Un monde parfait
Vendredi 6 mars
Samedi dernier, double page « Idées » dans Le Monde : « Les années 1970-1980, âge d’or de la pédophilie. » Un dossier accablant pour toute l’élite intello-médiatique de l’époque – sauf Le Monde, figure-toi.
En 15 000 signes denses, le quotidien ne trouve pas de mots assez durs pour condamner cette perversion criminelle qui passait alors, s’indigne-t-il, pour une pratique sexuelle « alternative » ».
Dans un étonnant exercice de name dropping, il livre à la vindicte mondaine des listes d’apologistes de la pédophilie, mais pas n’importe lesquels : essentiellement des personnalités disparues, ainsi que deux ou trois publications marginales de l’époque (Recherches, la revue introuvable de Félix Guattari, ou l’improbable journal maoïste Tout !…)
Ainsi Le Monde se croit-il dispensé de mettre en cause les autres pédophilophiles de l’époque : ceux qui sont toujours vivants et en activité, à commencer par lui-même. Un seul exemple, mais qui vaut son pesant de faux-culterie : évoquant une fameuse pétition de 1977 pour la libération de pédophiles emprisonnés, le journaliste livre complaisamment les passages les plus croustillants du texte, ainsi que 20 signataires. Il oublie juste de mentionner où cet appel douteux est paru : à sa une !
Apparemment, le texte incriminé serait de la plume de Gabriel Matzneff. Il faut dire qu’à l’époque, M le Maudit était dans les petits papiers du Monde, par Sollers et Josyane Savigneau interposés – jusqu’à ce que le journal lui ouvre directement ses colonnes, de 1977 à 1982.

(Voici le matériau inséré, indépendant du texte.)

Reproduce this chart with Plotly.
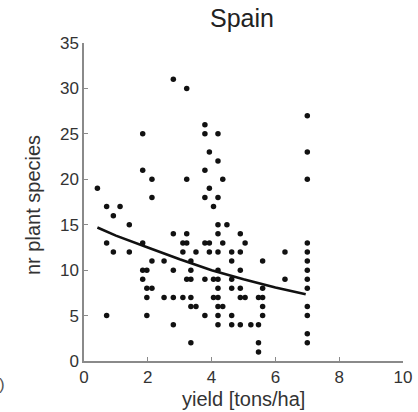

Quarante ans plus tard, le même Monde découvre soudain avec horreur que son poulain a « soutenu l’insoutenable », voire « célébré l’incélébrable »… Que dire de ce « quotidien-de-référence » qui condamne aujourd’hui des crimes et délits dont il fut naguère complice, juste parce que c’était tendance ? Qu’il devrait être définitivement déconsidéré. Il ne l’est pas. C’est toute une époque, comme disait ma grand-mère.
Pour la prochaine fois, je propose au Monde un dossier accablant sur le thème « 1972-1977 : les zélateurs français des criminels khmers rouges ». Et si jamais ils manquent d’illustrations, je leur suggère leur propre une du 18 avril 1975 : « Atmosphère de liesse dans Phnom Penh libérée ».